Pictures excluded, return the lines below from the first through the line holding "2025 in Germany</text>".

----- Source excerpt

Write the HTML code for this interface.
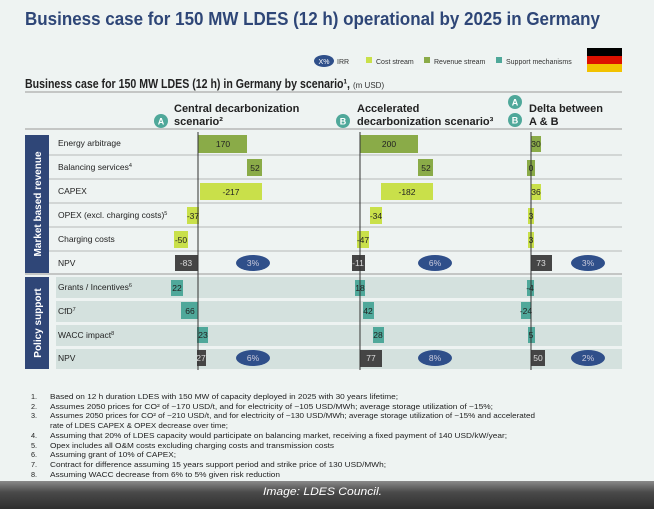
<!DOCTYPE html>
<html><head><meta charset="utf-8"><style>
html,body{margin:0;padding:0;background:#eef3f2;}
svg{display:block;font-family:"Liberation Sans",sans-serif;}
</style></head><body>
<svg width="654" height="509" viewBox="0 0 654 509" xmlns="http://www.w3.org/2000/svg">
<defs><linearGradient id="g" x1="0" y1="0" x2="0" y2="1"><stop offset="0" stop-color="#8a8a8a"/><stop offset="0.4" stop-color="#4a4a4a"/><stop offset="1" stop-color="#2e2e2e"/></linearGradient></defs>
<rect width="654" height="509" fill="#eef3f2"/>
<text x="25" y="25" font-size="18" font-weight="bold" fill="#2e4677" textLength="575" lengthAdjust="spacingAndGlyphs">Business case for 150 MW LDES (12 h) operational by 2025 in Germany</text>

<ellipse cx="324" cy="61" rx="10" ry="6" fill="#2f4f8a"/>
<text x="324" y="64" font-size="7" fill="#fff" text-anchor="middle">X%</text>
<text x="337" y="64" font-size="7" fill="#333">IRR</text>
<rect x="366" y="57" width="6" height="6" fill="#c9e04a"/><text x="376" y="64" font-size="7" fill="#333">Cost stream</text>
<rect x="424" y="57" width="6" height="6" fill="#8aab48"/><text x="434" y="64" font-size="7" fill="#333">Revenue stream</text>
<rect x="496" y="57" width="6" height="6" fill="#4fa89a"/><text x="506" y="64" font-size="7" fill="#333">Support mechanisms</text>
<rect x="587" y="48" width="35" height="8" fill="#000"/><rect x="587" y="56" width="35" height="8" fill="#dd1100"/><rect x="587" y="64" width="35" height="8" fill="#f2c200"/>

<text x="25" y="88" font-size="12.5" font-weight="bold" fill="#222" textLength="325" lengthAdjust="spacingAndGlyphs">Business case for 150 MW LDES (12 h) in Germany by scenario¹,</text>
<text x="353" y="88" font-size="8" fill="#333">(m USD)</text>
<line x1="25" y1="92" x2="622" y2="92" stroke="#aaa" stroke-width="1.2"/>

<g font-size="11" font-weight="bold" fill="#222">
<text x="174" y="112">Central decarbonization</text><text x="174" y="125">scenario²</text>
<text x="357" y="112">Accelerated</text><text x="357" y="125">decarbonization scenario³</text>
<text x="529" y="112">Delta between</text><text x="529" y="125">A &amp; B</text>
</g>
<g font-size="9" font-weight="bold" fill="#fff" text-anchor="middle">
<circle cx="161" cy="121" r="7" fill="#4fa89a"/><text x="161" y="124.5">A</text>
<circle cx="343" cy="121" r="7" fill="#4fa89a"/><text x="343" y="124.5">B</text>
<circle cx="515" cy="102" r="7" fill="#4fa89a"/><text x="515" y="105.5">A</text>
<circle cx="515" cy="120" r="7" fill="#4fa89a"/><text x="515" y="123.5">B</text>
</g>
<line x1="25" y1="129" x2="622" y2="129" stroke="#aaa" stroke-width="1.2"/>

<rect x="25" y="135" width="24" height="138" fill="#2f4677"/>
<text transform="translate(41,204) rotate(-90)" font-size="10" font-weight="bold" fill="#fff" text-anchor="middle">Market based revenue</text>
<rect x="25" y="277" width="24" height="92" fill="#2f4677"/>
<text transform="translate(41,323) rotate(-90)" font-size="10" font-weight="bold" fill="#fff" text-anchor="middle">Policy support</text>

<g stroke="#b5b9b8" stroke-width="1">
<line x1="49" y1="155" x2="622" y2="155"/><line x1="49" y1="179" x2="622" y2="179"/>
<line x1="49" y1="203" x2="622" y2="203"/><line x1="49" y1="227" x2="622" y2="227"/>
<line x1="49" y1="251" x2="622" y2="251"/>
</g>
<line x1="25" y1="274" x2="622" y2="274" stroke="#aaa" stroke-width="1.2"/>
<g fill="#d4e1de">
<rect x="56" y="277" width="566" height="21"/><rect x="56" y="301" width="566" height="21"/>
<rect x="56" y="325" width="566" height="21"/><rect x="56" y="349" width="566" height="20"/>
</g>

<g font-size="8.5" fill="#222">
<text x="58" y="146">Energy arbitrage</text>
<text x="58" y="170">Balancing services<tspan font-size="5.5" dy="-3">4</tspan></text>
<text x="58" y="194">CAPEX</text>
<text x="58" y="218">OPEX (excl. charging costs)<tspan font-size="5.5" dy="-3">5</tspan></text>
<text x="58" y="242">Charging costs</text>
<text x="58" y="266">NPV</text>
<text x="58" y="290">Grants / Incentives<tspan font-size="5.5" dy="-3">6</tspan></text>
<text x="58" y="314">CfD<tspan font-size="5.5" dy="-3">7</tspan></text>
<text x="58" y="338">WACC impact<tspan font-size="5.5" dy="-3">8</tspan></text>
<text x="58" y="361">NPV</text>
</g>

<g>
<rect x="198" y="135" width="49" height="18" fill="#8aab48"/>
<rect x="247" y="159" width="15" height="17" fill="#8aab48"/>
<rect x="200" y="183" width="62" height="17" fill="#c9e04a"/>
<rect x="187" y="207" width="12" height="17" fill="#c9e04a"/>
<rect x="174" y="231" width="14" height="17" fill="#c9e04a"/>
<rect x="175" y="255" width="23" height="16" fill="#454545"/>
<rect x="171" y="280" width="12" height="16" fill="#4fa89a"/>
<rect x="181" y="302" width="17" height="17" fill="#4fa89a"/>
<rect x="197" y="327" width="11" height="16" fill="#4fa89a"/>
<rect x="197" y="350" width="9" height="16" fill="#454545"/>
<rect x="360" y="135" width="58" height="18" fill="#8aab48"/>
<rect x="418" y="159" width="15" height="17" fill="#8aab48"/>
<rect x="381" y="183" width="52" height="17" fill="#c9e04a"/>
<rect x="370" y="207" width="12" height="17" fill="#c9e04a"/>
<rect x="357" y="231" width="12" height="17" fill="#c9e04a"/>
<rect x="352" y="255" width="13" height="16" fill="#454545"/>
<rect x="355" y="280" width="10" height="16" fill="#4fa89a"/>
<rect x="363" y="302" width="11" height="17" fill="#4fa89a"/>
<rect x="373" y="327" width="11" height="16" fill="#4fa89a"/>
<rect x="360" y="350" width="22" height="17" fill="#454545"/>
<rect x="531" y="136" width="10" height="16" fill="#8aab48"/>
<rect x="527" y="160" width="8" height="16" fill="#8aab48"/>
<rect x="531" y="184" width="10" height="16" fill="#c9e04a"/>
<rect x="528" y="208" width="6" height="16" fill="#c9e04a"/>
<rect x="528" y="232" width="6" height="16" fill="#c9e04a"/>
<rect x="531" y="255" width="21" height="16" fill="#454545"/>
<rect x="527" y="280" width="7" height="16" fill="#4fa89a"/>
<rect x="521" y="302" width="10" height="17" fill="#4fa89a"/>
<rect x="528" y="327" width="7" height="16" fill="#4fa89a"/>
<rect x="531" y="350" width="14" height="16" fill="#454545"/>
</g>

<g stroke="#333" stroke-width="1"><line x1="198" y1="132" x2="198" y2="370"/><line x1="360" y1="132" x2="360" y2="370"/><line x1="531" y1="132" x2="531" y2="370"/></g>

<g font-size="8.5" fill="#222" text-anchor="middle">
<text x="223" y="147">170</text><text x="255" y="171">52</text><text x="231" y="195">-217</text>
<text x="193" y="219">-37</text><text x="181" y="243">-50</text>
<text x="177" y="291">22</text><text x="190" y="314">66</text><text x="203" y="338">23</text>
<text x="389" y="147">200</text><text x="426" y="171">52</text><text x="407" y="195">-182</text>
<text x="376" y="219">-34</text><text x="363" y="243">-47</text>
<text x="360" y="291">18</text><text x="368" y="314">42</text><text x="378" y="338">28</text>
<text x="536" y="147">30</text><text x="531" y="171">0</text><text x="536" y="195">36</text>
<text x="531" y="219">3</text><text x="531" y="243">3</text>
<text x="530" y="291">-4</text><text x="526" y="314">-24</text><text x="531" y="338">5</text>
</g>
<g font-size="8.5" fill="#ddd" text-anchor="middle">
<text x="186" y="266">-83</text><text x="358" y="266">-11</text><text x="541" y="266">73</text>
<text x="201" y="361">27</text><text x="371" y="361">77</text><text x="538" y="361">50</text>
</g>

<g fill="#2f4f8a"><ellipse cx="253" cy="263" rx="17" ry="8"/><ellipse cx="435" cy="263" rx="17" ry="8"/><ellipse cx="588" cy="263" rx="17" ry="8"/>
<ellipse cx="253" cy="358" rx="17" ry="8"/><ellipse cx="435" cy="358" rx="17" ry="8"/><ellipse cx="588" cy="358" rx="17" ry="8"/></g>
<g font-size="8.5" fill="#ccd" text-anchor="middle">
<text x="253" y="266">3%</text><text x="435" y="266">6%</text><text x="588" y="266">3%</text>
<text x="253" y="361">6%</text><text x="435" y="361">8%</text><text x="588" y="361">2%</text></g>

<g font-size="7.3" fill="#222">
<text x="31" y="399">1.</text><text x="50" y="399" textLength="348" lengthAdjust="spacingAndGlyphs">Based on 12 h duration LDES with 150 MW of capacity deployed in 2025 with 30 years lifetime;</text>
<text x="31" y="409">2.</text><text x="50" y="409" textLength="443" lengthAdjust="spacingAndGlyphs">Assumes 2050 prices for CO² of ~170 USD/t, and for electricity of ~105 USD/MWh; average storage utilization of ~15%;</text>
<text x="31" y="418">3.</text><text x="50" y="418" textLength="485" lengthAdjust="spacingAndGlyphs">Assumes 2050 prices for CO² of ~210 USD/t, and for electricity of ~130 USD/MWh; average storage utilization of ~15% and accelerated</text>
<text x="50" y="428" textLength="178" lengthAdjust="spacingAndGlyphs">rate of LDES CAPEX &amp; OPEX decrease over time;</text>
<text x="31" y="438">4.</text><text x="50" y="438" textLength="457" lengthAdjust="spacingAndGlyphs">Assuming that 20% of LDES capacity would participate on balancing market, receiving a fixed payment of 140 USD/kW/year;</text>
<text x="31" y="448">5.</text><text x="50" y="448" textLength="284" lengthAdjust="spacingAndGlyphs">Opex includes all O&amp;M costs excluding charging costs and transmission costs</text>
<text x="31" y="457">6.</text><text x="50" y="457" textLength="126" lengthAdjust="spacingAndGlyphs">Assuming grant of 10% of CAPEX;</text>
<text x="31" y="467">7.</text><text x="50" y="467" textLength="336" lengthAdjust="spacingAndGlyphs">Contract for difference assuming 15 years support period and strike price of 130 USD/MWh;</text>
<text x="31" y="477">8.</text><text x="50" y="477" textLength="230" lengthAdjust="spacingAndGlyphs">Assuming WACC decrease from 6% to 5% given risk reduction</text>
</g>

<rect x="0" y="481" width="654" height="28" fill="url(#g)"/>
<text x="263" y="495" font-size="11" font-style="italic" fill="#fff" textLength="119" lengthAdjust="spacingAndGlyphs">Image: LDES Council.</text>
</svg>
</body></html>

----------

Result below |
Write the HTML code for this interface.
<!DOCTYPE html>
<html><head><meta charset="utf-8"><style>
html,body{margin:0;padding:0;background:#eef3f2;}
svg{display:block;font-family:"Liberation Sans",sans-serif;}
</style></head><body>
<svg width="654" height="509" viewBox="0 0 654 509" xmlns="http://www.w3.org/2000/svg">
<defs><linearGradient id="g" x1="0" y1="0" x2="0" y2="1"><stop offset="0" stop-color="#8a8a8a"/><stop offset="0.4" stop-color="#4a4a4a"/><stop offset="1" stop-color="#2e2e2e"/></linearGradient></defs>
<rect width="654" height="509" fill="#eef3f2"/>
<text x="25" y="25" font-size="18" font-weight="bold" fill="#2e4677" textLength="575" lengthAdjust="spacingAndGlyphs">Business case for 150 MW LDES (12 h) operational by 2025 in Germany</text>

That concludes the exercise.